start INFORMATION PROVIDED
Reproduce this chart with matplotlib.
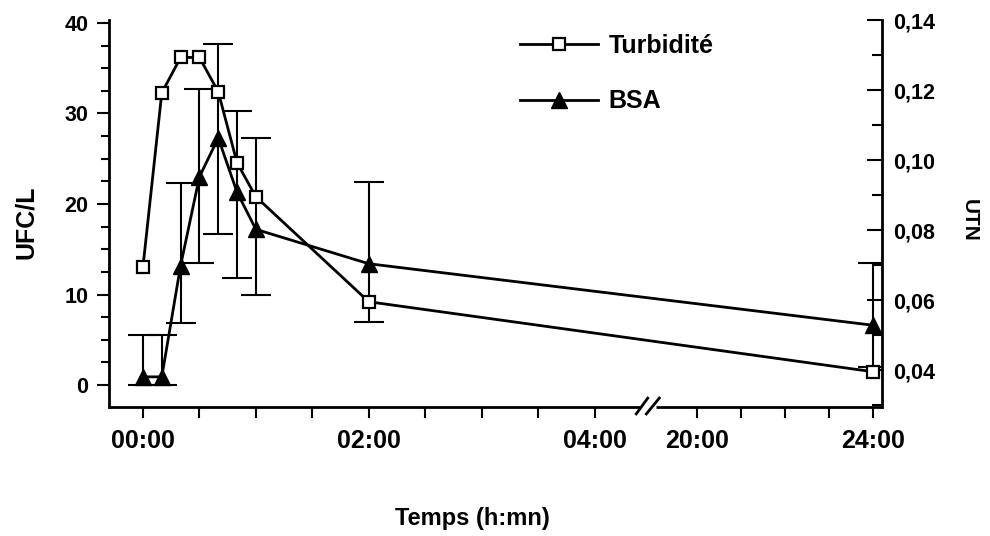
import numpy as np
import matplotlib
matplotlib.use("Agg")
import matplotlib.pyplot as plt
from matplotlib.lines import Line2D
from matplotlib.ticker import FixedLocator, MultipleLocator

plt.rcParams['font.family'] = ['Liberation Sans', 'DejaVu Sans']
plt.rcParams['font.weight'] = 'bold'

# ---------------- data ----------------
time_min = [0, 10, 20, 30, 40, 50, 60, 120, 1440]           # sampling times (minutes)
turbidite_utn = [0.0695, 0.1192, 0.1293, 0.1293, 0.1195, 0.0992, 0.0895, 0.0595, 0.0395]
bsa_ufc = [0.9, 0.9, 13.2, 23.0, 27.3, 21.3, 17.2, 13.4, 6.6]
bsa_low = [0.0, 0.0, 6.85, 13.5, 16.7, 11.8, 9.9, 7.0, 2.0]
bsa_high = [5.5, 5.5, 22.3, 32.7, 37.7, 30.3, 27.3, 22.4, 13.5]
xtick_hours = [0, 0.5, 1, 1.5, 2, 2.5, 3, 3.5, 4, 20, 21, 22, 23, 24]
xtick_labels = ['00:00', '', '', '', '02:00', '', '', '', '04:00', '20:00', '', '', '', '24:00']
left_ticks = [0, 10, 20, 30, 40]
right_ticks = [0.04, 0.06, 0.08, 0.10, 0.12, 0.14]
series_labels = ['Turbidité', 'BSA']

x_hours = np.array(time_min) / 60.0
bsa = np.array(bsa_ufc)
yerr = [bsa - np.array(bsa_low), np.array(bsa_high) - bsa]

# broken time axis: 0-4.4 h at full scale, 19-24 h compressed
_xp = [-100.0, 4.4, 19.0, 100.0]
_fp = [-100.0, 4.4, 4.522, 4.522 + 81.0 * 44.0 / 113.0]
def fwd(t):
    return np.interp(t, _xp, _fp)
def inv(u):
    return np.interp(u, _fp, _xp)

fig = plt.figure(figsize=(9.9, 5.36), dpi=100)
ax = fig.add_axes([109/990, 129/536, 773/990, 387/536])
ax.set_xscale('function', functions=(fwd, inv))
ax.set_xlim(-0.301, 24.2)
ax.set_ylim(-2.43, 40.33)
ax2 = ax.twinx()
ax2.set_ylim(0.02943, 0.14)

# BSA (left axis) with error bars
ax.errorbar(x_hours, bsa, yerr=yerr, fmt='-^', color='black', lw=2.0,
            ms=11.5, elinewidth=1.5, capsize=11, capthick=1.5, zorder=3)
# Turbidity (right axis)
ax2.plot(x_hours, turbidite_utn, '-s', color='black', lw=2.0, ms=8.5,
         mfc='white', mec='black', mew=1.6, zorder=3)

# spines
for s in ['top', 'right', 'bottom']:
    ax.spines[s].set_visible(False)
for s in ['top', 'left', 'bottom']:
    ax2.spines[s].set_visible(False)
ax.spines['left'].set_linewidth(2.0)
ax2.spines['right'].set_linewidth(2.0)

# bottom spine with break
kw = dict(transform=ax.transAxes, color='black', lw=2.0, clip_on=False,
          solid_capstyle='butt', zorder=5)
ax.plot([0, 0.687], [0, 0], **kw)
ax.plot([0.707, 1.0], [0, 0], **kw)
ax.plot([0.681, 0.698], [-0.0207, 0.0258], **kw)
ax.plot([0.694, 0.713], [-0.0207, 0.0258], **kw)

# x ticks
ax.xaxis.set_major_locator(FixedLocator(xtick_hours))
ax.set_xticklabels(xtick_labels)
ax.xaxis.set_minor_locator(FixedLocator([]))
ax.tick_params(axis='x', which='major', direction='out', length=8, width=1.5,
               labelsize=18, pad=8)
for lab in ax.get_xticklabels():
    lab.set_fontweight('bold')

# left y ticks
ax.yaxis.set_major_locator(FixedLocator(left_ticks))
ax.yaxis.set_minor_locator(MultipleLocator(2.5))
ax.tick_params(axis='y', which='major', direction='out', length=9, width=1.5,
               labelsize=15.5, pad=6)
ax.tick_params(axis='y', which='minor', direction='out', length=6, width=1.5)
for lab in ax.get_yticklabels():
    lab.set_fontweight('bold')

# right y ticks
ax2.yaxis.set_major_locator(FixedLocator(right_ticks))
ax2.yaxis.set_minor_locator(MultipleLocator(0.01))
ax2.set_yticklabels([('%.2f' % v).replace('.', ',') for v in right_ticks])
ax2.tick_params(axis='y', which='major', direction='in', length=11, width=1.5,
                labelsize=15.5, pad=8)
ax2.tick_params(axis='y', which='minor', direction='in', length=7, width=1.5)
for lab in ax2.get_yticklabels():
    lab.set_fontweight('bold')

# axis titles
fig.text(26/990, 1 - 222/536, 'UFC/L', rotation=90, ha='center', va='center',
         fontsize=18, fontweight='bold')
fig.text(969/990, 1 - 220/536, 'UTN', rotation=270, ha='center', va='center',
         fontsize=15, fontweight='bold')
fig.text(472/990, 1 - 519/536, 'Temps (h:mn)', ha='center', va='center',
         fontsize=17, fontweight='bold')

# legend
handles = [
    Line2D([], [], color='black', lw=2.0, marker='s', ms=8.5, mfc='white',
           mec='black', mew=1.6),
    Line2D([], [], color='black', lw=2.0, marker='^', ms=11.5),
]
fig.legend(handles, series_labels, loc='upper left',
           bbox_to_anchor=(520/990, 1 - 34/536), frameon=False, borderpad=0,
           borderaxespad=0, handlelength=3.1, handletextpad=0.45,
           labelspacing=1.25, numpoints=1,
           prop={'family': 'Liberation Sans', 'weight': 'bold', 'size': 18})

fig.savefig('out.png', dpi=100)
end INFORMATION PROVIDED
Do not include the images; transcribe the rest of the listing exactly.

## EXERCISE RESPONSE
Reproduce this chart with matplotlib.
import numpy as np
import matplotlib
matplotlib.use("Agg")
import matplotlib.pyplot as plt
from matplotlib.lines import Line2D
from matplotlib.ticker import FixedLocator, MultipleLocator

plt.rcParams['font.family'] = ['Liberation Sans', 'DejaVu Sans']
plt.rcParams['font.weight'] = 'bold'

# ---------------- data ----------------
time_min = [0, 10, 20, 30, 40, 50, 60, 120, 1440]           # sampling times (minutes)
turbidite_utn = [0.0695, 0.1192, 0.1293, 0.1293, 0.1195, 0.0992, 0.0895, 0.0595, 0.0395]
bsa_ufc = [0.9, 0.9, 13.2, 23.0, 27.3, 21.3, 17.2, 13.4, 6.6]
bsa_low = [0.0, 0.0, 6.85, 13.5, 16.7, 11.8, 9.9, 7.0, 2.0]
bsa_high = [5.5, 5.5, 22.3, 32.7, 37.7, 30.3, 27.3, 22.4, 13.5]
xtick_hours = [0, 0.5, 1, 1.5, 2, 2.5, 3, 3.5, 4, 20, 21, 22, 23, 24]
xtick_labels = ['00:00', '', '', '', '02:00', '', '', '', '04:00', '20:00', '', '', '', '24:00']
left_ticks = [0, 10, 20, 30, 40]
right_ticks = [0.04, 0.06, 0.08, 0.10, 0.12, 0.14]
series_labels = ['Turbidité', 'BSA']

x_hours = np.array(time_min) / 60.0
bsa = np.array(bsa_ufc)
yerr = [bsa - np.array(bsa_low), np.array(bsa_high) - bsa]

# broken time axis: 0-4.4 h at full scale, 19-24 h compressed
_xp = [-100.0, 4.4, 19.0, 100.0]
_fp = [-100.0, 4.4, 4.522, 4.522 + 81.0 * 44.0 / 113.0]
def fwd(t):
    return np.interp(t, _xp, _fp)
def inv(u):
    return np.interp(u, _fp, _xp)

fig = plt.figure(figsize=(9.9, 5.36), dpi=100)
ax = fig.add_axes([109/990, 129/536, 773/990, 387/536])
ax.set_xscale('function', functions=(fwd, inv))
ax.set_xlim(-0.301, 24.2)
ax.set_ylim(-2.43, 40.33)
ax2 = ax.twinx()
ax2.set_ylim(0.02943, 0.14)

# BSA (left axis) with error bars
ax.errorbar(x_hours, bsa, yerr=yerr, fmt='-^', color='black', lw=2.0,
            ms=11.5, elinewidth=1.5, capsize=11, capthick=1.5, zorder=3)
# Turbidity (right axis)
ax2.plot(x_hours, turbidite_utn, '-s', color='black', lw=2.0, ms=8.5,
         mfc='white', mec='black', mew=1.6, zorder=3)

# spines
for s in ['top', 'right', 'bottom']:
    ax.spines[s].set_visible(False)
for s in ['top', 'left', 'bottom']:
    ax2.spines[s].set_visible(False)
ax.spines['left'].set_linewidth(2.0)
ax2.spines['right'].set_linewidth(2.0)

# bottom spine with break
kw = dict(transform=ax.transAxes, color='black', lw=2.0, clip_on=False,
          solid_capstyle='butt', zorder=5)
ax.plot([0, 0.687], [0, 0], **kw)
ax.plot([0.707, 1.0], [0, 0], **kw)
ax.plot([0.681, 0.698], [-0.0207, 0.0258], **kw)
ax.plot([0.694, 0.713], [-0.0207, 0.0258], **kw)

# x ticks
ax.xaxis.set_major_locator(FixedLocator(xtick_hours))
ax.set_xticklabels(xtick_labels)
ax.xaxis.set_minor_locator(FixedLocator([]))
ax.tick_params(axis='x', which='major', direction='out', length=8, width=1.5,
               labelsize=18, pad=8)
for lab in ax.get_xticklabels():
    lab.set_fontweight('bold')

# left y ticks
ax.yaxis.set_major_locator(FixedLocator(left_ticks))
ax.yaxis.set_minor_locator(MultipleLocator(2.5))
ax.tick_params(axis='y', which='major', direction='out', length=9, width=1.5,
               labelsize=15.5, pad=6)
ax.tick_params(axis='y', which='minor', direction='out', length=6, width=1.5)
for lab in ax.get_yticklabels():
    lab.set_fontweight('bold')

# right y ticks
ax2.yaxis.set_major_locator(FixedLocator(right_ticks))
ax2.yaxis.set_minor_locator(MultipleLocator(0.01))
ax2.set_yticklabels([('%.2f' % v).replace('.', ',') for v in right_ticks])
ax2.tick_params(axis='y', which='major', direction='in', length=11, width=1.5,
                labelsize=15.5, pad=8)
ax2.tick_params(axis='y', which='minor', direction='in', length=7, width=1.5)
for lab in ax2.get_yticklabels():
    lab.set_fontweight('bold')

# axis titles
fig.text(26/990, 1 - 222/536, 'UFC/L', rotation=90, ha='center', va='center',
         fontsize=18, fontweight='bold')
fig.text(969/990, 1 - 220/536, 'UTN', rotation=270, ha='center', va='center',
         fontsize=15, fontweight='bold')
fig.text(472/990, 1 - 519/536, 'Temps (h:mn)', ha='center', va='center',
         fontsize=17, fontweight='bold')

# legend
handles = [
    Line2D([], [], color='black', lw=2.0, marker='s', ms=8.5, mfc='white',
           mec='black', mew=1.6),
    Line2D([], [], color='black', lw=2.0, marker='^', ms=11.5),
]
fig.legend(handles, series_labels, loc='upper left',
           bbox_to_anchor=(520/990, 1 - 34/536), frameon=False, borderpad=0,
           borderaxespad=0, handlelength=3.1, handletextpad=0.45,
           labelspacing=1.25, numpoints=1,
           prop={'family': 'Liberation Sans', 'weight': 'bold', 'size': 18})

fig.savefig('out.png', dpi=100)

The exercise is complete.